Le blog de michel koppera
Leïla Slimani : "Dans le jardin de l'ogre" Extrait n° 2
Page 109-110, voici Adèle avec Xavier un de ses nombreux amants.
" Xavier parle beaucoup. Adèle espère qu'il ne va pas tarder à ouvrir la bouteille de vin qu'il a dans la main depuis maintenent un quart d'heure. Elle se lève et lui tend le tire-bouchon.
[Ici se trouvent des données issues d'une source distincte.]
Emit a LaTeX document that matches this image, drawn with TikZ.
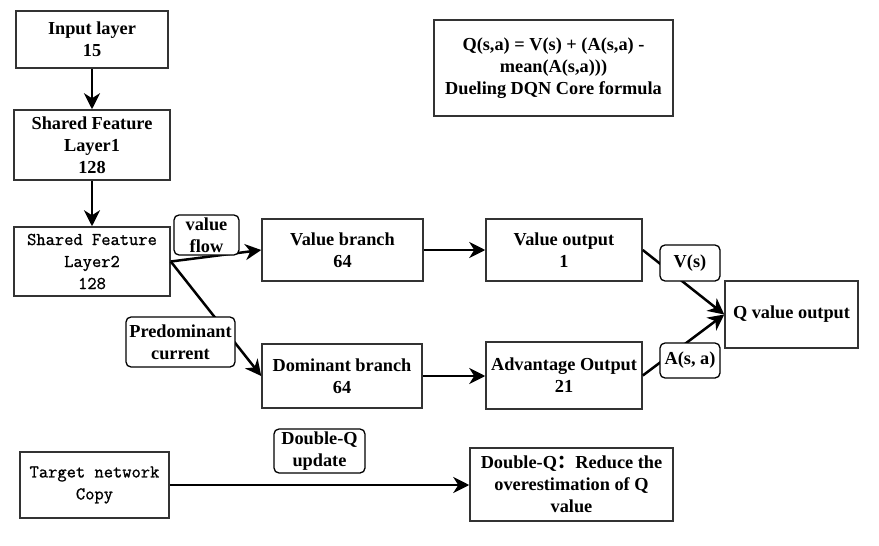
\documentclass[tikz,border=0pt]{standalone}
\usepackage{fontspec}
\setmainfont{Liberation Serif}
\setmonofont{Latin Modern Mono}[FakeBold=1]
\newfontfamily\cjk{Noto Sans CJK SC}
\usetikzlibrary{arrows.meta}

\tikzset{
  box/.style={draw=black!80, line width=1.5pt, fill=white, align=center, inner sep=2pt,
    font=\bfseries\fontsize{18.3}{22}\selectfont},
  mbox/.style={box, font=\ttfamily\fontsize{18}{22}\selectfont},
  lbl/.style={draw=black, line width=1.3pt, rounded corners=5pt, fill=white, align=center,
    inner sep=1pt, font=\bfseries\fontsize{18.3}{22}\selectfont},
  link/.style={line width=2.5pt, -{Stealth[length=16pt,width=16pt,inset=5pt]}}
}

\begin{document}
\begin{tikzpicture}[x=1pt,y=-1pt]
\useasboundingbox (0,0) rectangle (879,546);

\node[box, minimum width=152pt, minimum height=57pt] (inp) at (92,39.5) {Input layer\\15};
\node[box, minimum width=156pt, minimum height=70pt] (sfa) at (92,145) {Shared Feature\\Layer1\\128};
\node[mbox, minimum width=156pt, minimum height=69pt] (sfb) at (92,261.5) {Shared Feature\\Layer2\\128};

\node[box, minimum width=161pt, minimum height=62pt] (vbr) at (342.5,250) {Value branch\\64};
\node[box, minimum width=160pt, minimum height=64pt] (dbr) at (342,376) {Dominant branch\\64};
\node[box, minimum width=156pt, minimum height=62pt] (vout) at (564,250) {Value output\\1};
\node[box, minimum width=156pt, minimum height=67pt] (aout) at (564,375.5) {Advantage Output\\21};
\node[box, minimum width=133pt, minimum height=67pt] (qout) at (791.5,314.5) {Q value output};

\node[box, minimum width=239pt, minimum height=96pt] (form) at (553.5,68) {Q(s,a) = V(s) + (A(s,a) -\\mean(A(s,a)))\\Dueling DQN Core formula};

\node[mbox, minimum width=149pt, minimum height=66pt] (tnet) at (94.5,485) {Target network\\Copy};
\node[box, minimum width=203pt, minimum height=73pt] (dq) at (571.5,484.5) {Double-Q{\cjk ：}Reduce the\\overestimation of Q\\value};

\draw[link] (inp) -- (sfa);
\draw[link] (sfa) -- (sfb);
\draw[link] (sfb.east) -- (vbr.west) node[lbl, minimum width=65pt, minimum height=40pt] (vflow) at (206.5,235) {value\\flow};
\draw[link] (sfb.east) -- (dbr.west) node[lbl, minimum width=109pt, minimum height=50pt] (pcur) at (180.5,342) {Predominant\\current};
\draw[link] (vbr) -- (vout);
\draw[link] (dbr.east) -- (aout.west |- dbr.east);
\draw[link] (vout.east) -- (qout.west) node[lbl, minimum width=60pt, minimum height=36pt] (vs) at (690,263) {V(s)};
\draw[link] (aout.east) -- (qout.west) node[lbl, minimum width=60pt, minimum height=35pt] (asa) at (690,360.5) {A(s, a)};
\draw[link] (tnet.east) -- (dq.west |- tnet.east) node[lbl, minimum width=91pt, minimum height=44pt] (dqu) at (319.5,451) {Double-Q\\update};

\end{tikzpicture}
\end{document}
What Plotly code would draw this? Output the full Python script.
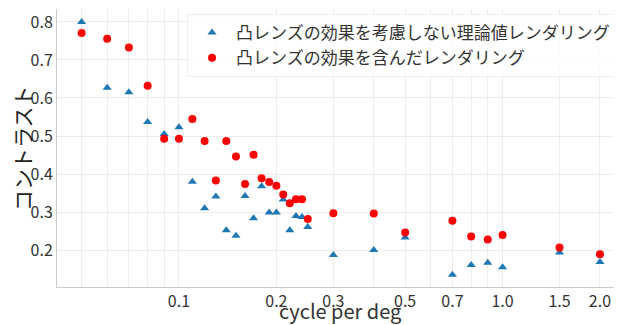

C'est le moment qu'elle préfère.
Celui qui précède le premier baiser, la nudité, les caresses intimes. Ce moment de flottement où tout est encore possible et où elle est maîtresse de la magie. Elle boit une gorgée goulûment. Une goutte de vin glisse sur sa lèvre, le long de son menton et éclate contre le col de sa robe blanche avant qu'elle ait pu la retenir. C'est un détail de l'histoire et c'est elle qui l'écrit. Xavier est fébrile, timide. Il n'est pas impatient, elle lui sait gré de d'asseoir loin d'elle, sur cette chaise inconfortable. Adèle est installée sur le canapé, les jambes repliées sous elle. Elle fixe Xavier de son regard de marais, visqueux et impénétrable.
Il approche sa bouche et une onde électrique parcourt le ventre d'Adèle. La décharge atteint son sexe, le fait exploser, charnu et juteux, comme un fruit qu'on épluche. La bouche de l'homme a le goût du vin et des cigarillos. Un goût de forêt et de campagne russes. Elle a envie de lui et c'est presque un miracle, une envie pareille. Elle le veut, lui, et sa femme, et cette histoire, et ces mensonges, et les messages à venir, et les secrets et les larmes et même l'adieu, inévitable. Il fait glisser la robe. Ses mains de chirurgien, longues et osseuses, effleurent à peine sa peau. Il a des gestes sûrs, agiles, délicieux. Il paraît détaché et tout à coup furieux incontrôlable. Il a un sens certain de la dramatrurgie, se réjouit Adèle. Il est si proche à présent qu'elle en a le vertige. Son souffle l'empêche de réfléchir. Elle est molle, vide, à sa merci."